Another theory is that Trump's lewd, crude, and socially unacceptable behavior was deliberately designed to make Democrats feel comfortable campaigning on policies that were far further to the left than they ever would have attempted before. Why? Because they were sure America would never elect someone who acted like Trump. If that theory is right, and Democrats took the bait, Trump's "digital policies" served him well.

And although Trump's brash style drew the most handlines, he wasn't the only one who seemed to have forgotten the, "Don't do or say anything stupid," rule. Hillary Clinton also made news when she made a "basket of deplorables" comment at a private fundraiser, but it leaked out, and it dogged her for the rest of the election cycle.

And that's where we need to start our discussion. Now that all the old rules about candidate behavior have been blown away, do presidential candidates even need digital policies?

Yes, they do. More than ever, in my opinion. Let me tell you why.

Digital policies for 2020 and beyond

While the 2016 election tossed traditional rules about political campaigns to the trash heap, that doesn't mean you can do anything you want. Even if it's just for the sake of consistency, candidates need digital policies for their own campaigns, regardless of what anybody else is doing. Here are some important things to consider.

Align your digital policies with your campaign strategy

Aside from all the accompanying bells and whistles, why do you want to be president? What ideological beliefs are driving you? If you were to become president, what would you want your legacy to be? Once you've answered those questions honestly, you can develop your campaign strategy. Only then can you develop digital policies that are in alignment with the overall purpose -- the "Why?" -- of your campaign:

  • If part of your campaign strategy, for example, is to position yourself as someone who's above the fray of the nastiness of modern politics, then one of your digital policies should be that your campaign will never post or share anything that attacks another candidate on a personal level. Attacks will be targeted only at the policy level.
  • While it's not something I would recommend, if your campaign strategy is to depict the other side as "deplorables," then one of your digital policies should be to post and share every post, meme, image, etc. that supports your claim.
  • If a central piece of your platform is that detaining would-be refugees at the border is inhumane, then your digital policies should state that you will never say, post, or share anything that contradicts that belief, even if Trump plans to relocate some of them to your own city. Complaining that such a move would put too big a strain on local resources -- even if true -- would be making an argument for the other side. Don't do it.
  • Don't be too quick to share posts or Tweets from supporters. If it's a text post, read all of it to make sure there's not something in there that would reflect negatively on you. And examine images closely to make sure there's not a small detail that someone may notice.
  • Decide what your campaign's voice and tone will be. When you send out emails asking for donations, will you address the recipient as "friend" and stress the urgency of donating so you can continue to fight for them? Or will you personalize each email and use a more low-key, collaborative approach?
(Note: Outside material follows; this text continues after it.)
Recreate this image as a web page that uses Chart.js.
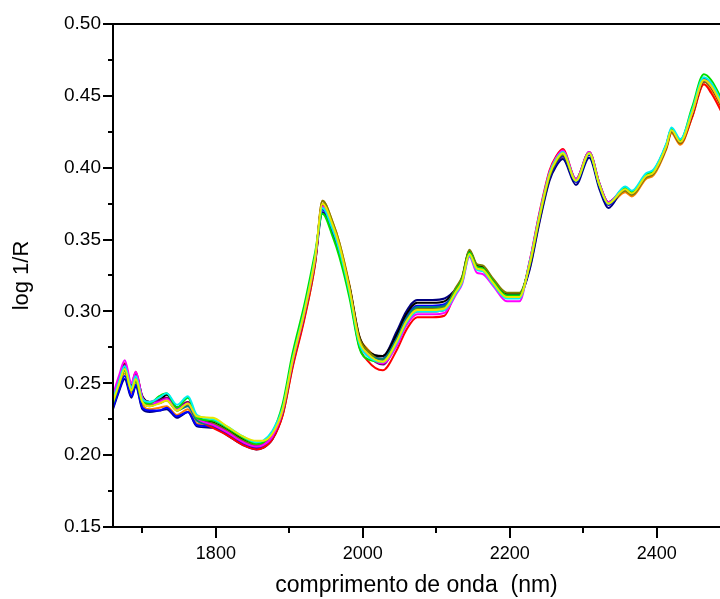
<!DOCTYPE html>
<html>
<head>
<meta charset="utf-8">
<title>log 1/R</title>
<script src="https://cdn.jsdelivr.net/npm/chart.js@4.4.1/dist/chart.umd.min.js"></script>
<style>
  html, body { margin: 0; padding: 0; background: #fff; }
  #wrap { width: 720px; height: 599px; position: relative; }
</style>
</head>
<body>
<div id="wrap"><canvas id="spectra"></canvas></div>
<script>
// wavelength grid (nm)
const wavelengths = [
  1660, 1668, 1676, 1685, 1691, 1700, 1710, 1723, 1733, 1747, 1762, 1774,
  1796, 1815, 1837, 1855, 1864, 1877,
  1891, 1904, 1921, 1935,
  1945, 1959, 1968,
  1982, 1995, 2006,
  2027,
  2046, 2059, 2074, 2095, 2111,
  2127, 2135, 2145, 2155, 2163, 2177, 2196, 2213,
  2227, 2240, 2254, 2263, 2272,
  2290, 2308, 2322, 2334,
  2357, 2366, 2385, 2396, 2413, 2420, 2432,
  2448, 2464, 2474, 2490
];

// log 1/R for each sample
const sampleYellow = [
  .237, .249, .260, .245, .253, .237, .234, .236, .238, .231, .236, .227,
  .226, .220, .213, .210, .210, .215,
  .232, .265, .301, .337,
  .375, .360, .346,
  .315, .280, .271,
  .265,
  .279, .293, .301, .301, .302,
  .314, .321, .340, .330, .329, .320, .310, .310,
  .333, .365, .395, .405, .410,
  .391, .410, .388, .375,
  .385, .382, .394, .397, .415, .426, .418,
  .438, .461, .457, .442
];
const sampleCyan = [
  .239, .251, .262, .247, .255, .239, .237, .240, .243, .235, .241, .228,
  .225, .220, .213, .209, .210, .217,
  .233, .266, .302, .338,
  .372, .357, .343,
  .313, .278, .269,
  .265,
  .278, .292, .300, .300, .301,
  .313, .320, .339, .329, .328, .319, .309, .309,
  .334, .366, .396, .406, .411,
  .391, .410, .388, .375,
  .387, .384, .396, .399, .417, .428, .420,
  .440, .463, .459, .444
];
const sampleGreen = [
  .236, .249, .259, .245, .252, .237, .236, .241, .243, .233, .240, .226,
  .224, .219, .212, .208, .209, .216,
  .236, .270, .306, .341,
  .368, .352, .338,
  .309, .275, .267,
  .265,
  .279, .292, .301, .301, .302,
  .315, .322, .341, .331, .330, .321, .311, .311,
  .333, .365, .395, .405, .410,
  .391, .410, .388, .375,
  .386, .383, .395, .398, .416, .427, .419,
  .442, .465, .461, .446
];
const sampleMagenta = [
  .242, .255, .266, .250, .258, .240, .236, .237, .239, .232, .236, .226,
  .221, .216, .209, .206, .207, .213,
  .231, .264, .300, .336,
  .373, .358, .344,
  .314, .279, .270,
  .264,
  .276, .290, .298, .298, .299,
  .312, .319, .338, .327, .326, .318, .307, .307,
  .335, .367, .397, .407, .412,
  .392, .411, .389, .376,
  .386, .383, .395, .398, .416, .427, .419,
  .438, .461, .457, .442
];
const samplePurple = [
  .240, .252, .263, .248, .256, .240, .237, .238, .240, .233, .237, .227,
  .221, .216, .209, .206, .207, .213,
  .231, .264, .300, .336,
  .374, .359, .345,
  .314, .279, .270,
  .263,
  .278, .292, .300, .300, .301,
  .314, .321, .340, .330, .329, .320, .310, .310,
  .334, .366, .396, .406, .411,
  .392, .411, .389, .376,
  .385, .382, .394, .397, .415, .426, .418,
  .438, .461, .457, .442
];
const sampleDarkCyan = [
  .237, .249, .259, .245, .252, .237, .234, .237, .239, .231, .234, .224,
  .221, .216, .209, .206, .207, .213,
  .232, .265, .301, .337,
  .372, .357, .343,
  .314, .279, .270,
  .267,
  .281, .295, .303, .303, .304,
  .315, .322, .341, .331, .330, .321, .311, .311,
  .333, .365, .395, .405, .410,
  .391, .410, .388, .375,
  .385, .382, .394, .397, .415, .426, .418,
  .439, .462, .458, .443
];
const sampleOlive = [
  .238, .250, .261, .246, .254, .238, .235, .236, .238, .231, .235, .225,
  .222, .217, .210, .207, .208, .214,
  .230, .263, .299, .335,
  .377, .362, .348,
  .317, .282, .273,
  .266,
  .280, .294, .302, .302, .303,
  .317, .324, .343, .333, .332, .323, .313, .313,
  .332, .364, .394, .404, .409,
  .391, .410, .388, .375,
  .384, .381, .393, .396, .414, .425, .417,
  .437, .460, .456, .441
];
const sampleBlack = [
  .240, .252, .263, .248, .256, .241, .237, .238, .242, .233, .236, .227,
  .223, .218, .211, .208, .208, .215,
  .231, .264, .300, .336,
  .374, .359, .345,
  .317, .283, .273,
  .269,
  .284, .298, .306, .306, .307,
  .316, .323, .342, .332, .331, .322, .312, .312,
  .332, .364, .394, .404, .409,
  .391, .410, .388, .375,
  .385, .382, .394, .397, .415, .426, .418,
  .437, .460, .456, .441
];
const sampleRed = [
  .241, .253, .264, .249, .258, .240, .237, .239, .240, .233, .237, .226,
  .219, .214, .207, .204, .205, .211,
  .228, .260, .296, .333,
  .375, .360, .346,
  .312, .276, .266,
  .259,
  .273, .287, .296, .296, .297,
  .315, .322, .341, .331, .329, .320, .310, .310,
  .335, .368, .398, .408, .413,
  .392, .411, .389, .376,
  .385, .382, .394, .397, .414, .425, .417,
  .435, .458, .452, .437
];
const sampleBlue = [
  .233, .245, .255, .241, .249, .233, .231, .231, .233, .227, .230, .221,
  .220, .215, .208, .205, .206, .212,
  .231, .264, .300, .336,
  .371, .356, .342,
  .315, .280, .271,
  .267,
  .282, .296, .304, .304, .305,
  .315, .322, .341, .331, .330, .321, .311, .311,
  .331, .363, .393, .403, .408,
  .390, .409, .387, .374,
  .385, .382, .394, .397, .415, .426, .418,
  .439, .462, .458, .443
];
const sampleNavy = [
  .232, .244, .253, .240, .248, .232, .230, .231, .232, .226, .230, .220,
  .219, .214, .207, .204, .205, .211,
  .229, .262, .298, .334,
  .369, .354, .340,
  .316, .281, .272,
  .269,
  .286, .300, .308, .308, .309,
  .316, .323, .342, .332, .331, .322, .312, .312,
  .329, .361, .391, .401, .406,
  .388, .407, .385, .372,
  .386, .383, .395, .398, .416, .427, .419,
  .439, .462, .458, .443
];
const sampleOrange = [
  .235, .247, .257, .243, .251, .235, .232, .233, .234, .228, .232, .222,
  .221, .216, .209, .206, .207, .213,
  .228, .261, .297, .333,
  .377, .362, .348,
  .318, .283, .274,
  .267,
  .280, .294, .302, .302, .303,
  .316, .323, .342, .332, .331, .322, .312, .312,
  .330, .362, .392, .402, .407,
  .390, .409, .387, .374,
  .383, .380, .392, .395, .413, .424, .416,
  .435, .458, .454, .439
];

const samples = [
  sampleYellow, sampleCyan, sampleGreen, sampleMagenta, samplePurple, sampleDarkCyan,
  sampleOlive, sampleBlack, sampleRed, sampleBlue, sampleNavy, sampleOrange
];
const sampleColors = [
  '#e8e800', '#00f0f0', '#00e000', '#ff00ff', '#800080', '#008080',
  '#808000', '#000000', '#ff0000', '#0000ff', '#000080', '#ff8000'
];

// axis ticks
const xMajorTicks = [1800, 2000, 2200, 2400];
const xMinorTicks = [1700, 1900, 2100, 2300];
const yMajorTicks = [0.15, 0.20, 0.25, 0.30, 0.35, 0.40, 0.45, 0.50];
const yMinorTicks = [0.175, 0.225, 0.275, 0.325, 0.375, 0.425, 0.475];

const FONT = '"Liberation Sans", Arial, sans-serif';

const datasets = samples.map((vals, k) => ({
  label: 'amostra ' + (k + 1),
  data: wavelengths.map((w, i) => ({ x: w, y: vals[i] })),
  borderColor: sampleColors[k],
  borderWidth: 2,
  pointRadius: 0,
  cubicInterpolationMode: 'monotone',
  fill: false
}));

// frame lines and tick marks drawn in the old Origin style
const frameTicks = {
  id: 'frameTicks',
  afterDraw(chart) {
    const { ctx, chartArea: a, scales } = chart;
    const xs = scales.x, ys = scales.y;
    ctx.save();
    ctx.strokeStyle = '#000';
    ctx.lineWidth = 2;
    ctx.beginPath();
    ctx.moveTo(a.left, a.top); ctx.lineTo(a.right + 2, a.top);
    ctx.moveTo(a.left, a.top - 1); ctx.lineTo(a.left, a.bottom + 1);
    ctx.moveTo(a.left - 1, a.bottom); ctx.lineTo(a.right + 2, a.bottom);
    xMajorTicks.forEach(v => {
      const px = Math.round(xs.getPixelForValue(v));
      ctx.moveTo(px, a.bottom); ctx.lineTo(px, a.bottom + 11);
    });
    xMinorTicks.forEach(v => {
      const px = Math.round(xs.getPixelForValue(v));
      ctx.moveTo(px, a.bottom); ctx.lineTo(px, a.bottom + 6);
    });
    yMajorTicks.forEach(v => {
      const py = Math.round(ys.getPixelForValue(v));
      ctx.moveTo(a.left, py); ctx.lineTo(a.left - 10, py);
    });
    yMinorTicks.forEach(v => {
      const py = Math.round(ys.getPixelForValue(v));
      ctx.moveTo(a.left, py); ctx.lineTo(a.left - 5, py);
    });
    ctx.stroke();
    ctx.restore();
  }
};

new Chart(document.getElementById('spectra'), {
  type: 'line',
  data: { datasets },
  plugins: [frameTicks],
  options: {
    responsive: true,
    maintainAspectRatio: false,
    animation: false,
    devicePixelRatio: 1,
    layout: { padding: { top: 24, right: 0, left: 0, bottom: 0 } },
    plugins: {
      legend: { display: false },
      tooltip: { enabled: false }
    },
    scales: {
      x: {
        type: 'linear',
        min: 1660,
        max: 2486,
        grid: { display: false },
        border: { display: false },
        afterBuildTicks(scale) {
          scale.ticks = xMajorTicks.map(v => ({ value: v }));
        },
        afterFit(scale) { scale.height = 72; },
        ticks: {
          padding: 8,
          color: '#000',
          font: { family: FONT, size: 18 },
          callback: v => String(v)
        },
        title: {
          display: true,
          text: 'comprimento de onda  (nm)',
          color: '#000',
          font: { family: FONT, size: 23 },
          padding: { top: 0, bottom: 0 }
        }
      },
      y: {
        min: 0.15,
        max: 0.50,
        grid: { display: false },
        border: { display: false },
        afterBuildTicks(scale) {
          scale.ticks = yMajorTicks.map(v => ({ value: v }));
        },
        afterFit(scale) { scale.width = 113; },
        ticks: {
          padding: 4,
          color: '#000',
          font: { family: FONT, size: 19 },
          callback: v => v.toFixed(2)
        },
        title: {
          display: true,
          text: 'log 1/R',
          color: '#000',
          font: { family: FONT, size: 22 },
          padding: { top: 9, bottom: 0 }
        }
      }
    }
  }
});
</script>
</body>
</html>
Those are just a few examples. The takeaway is that your online behavior should always support your campaign strategy. While you could probably get away with posting or sharing something that seems mean or "unpresidential," posting something that contradicts who you say you are could be deadly to your campaign. Trust me on this -- if there are inconsistencies, Twitter will find them and broadcast them to the world. And you'll have to waste valuable time, resources, and public trust to explain those inconsistencies away.

Remember that the most common-sense digital policies still apply

The 2016 election didn't abolish all of the rules. Some still apply and should definitely be included in your digital policies:

  1. Claim every domain you can think of that a supporter might type into a search engine. Jeb Bush not claiming www.jebbush.com (the official campaign domain was www.jeb2016.com) was a rookie mistake, and he deserved to have his supporters redirected to Trump's site.
  2. Choose your campaign's Twitter handle wisely. It should be obvious, not clever or cutesy. In addition, consider creating accounts with possible variations of the Twitter handle you chose so that no one else can use them.
  3. Give the same care to selecting hashtags. When considering a hashtag, conduct a search to understand its current use -- it might not be what you think! When making up new hashtags, try to avoid anything that could be hijacked for a different purpose -- one that might end up embarrassing you.
  4. Make sure that anyone authorized to Tweet, post, etc., on your behalf has a copy of your digital policies and understands the reasons behind them. (People are more likely to follow a rule if they understand why it's important.)
  5. Decide what you'll do if you make an online faux pas that starts a firestorm. What's your emergency plan?
  6. Consider sending an email to supporters who sign up on your website, thanking them for their support and suggesting ways (based on digital policies) they can help your messaging efforts. If you let them know how they can best help you, most should be happy to comply. It's a small ask that could prevent you from having to publicly disavow an ardent supporter.
  7. Make sure you're compliant with all applicable regulations: campaign finance, accessibility, privacy, etc. Adopt a double opt-in policy, so that users who sign up for your newsletter or email list through your website have to confirm by clicking on a link in an email. (And make sure your email template provides an easy way for people to unsubscribe.)
  8. Few people thought 2016 would end the way it did. And there's no way to predict quite yet what forces will shape the 2020 election. Careful tracking of your messaging (likes, shares, comments, etc.) will tell you if you're on track or if public opinion has shifted yet again. If so, your messaging needs to shift with it. Ideally, one person should be responsible for monitoring reaction to the campaign's messaging and for raising a red flag if reactions aren't what was expected.

Thankfully, the world hasn't completely lost its marbles

Whatever the outcome of the election may be, candidates now face a situation where long-standing rules of behavior no longer apply. You now have to make your own rules -- your own digital policies. You can't make assumptions about what the voting public will or won't accept. You can't assume that "They'll never vote for someone who acts like that"; neither can you assume, "Oh, I can get away with that, too." So do it right from the beginning. Because in this election, I predict that sound digital policies combined with authenticity will be your best friend.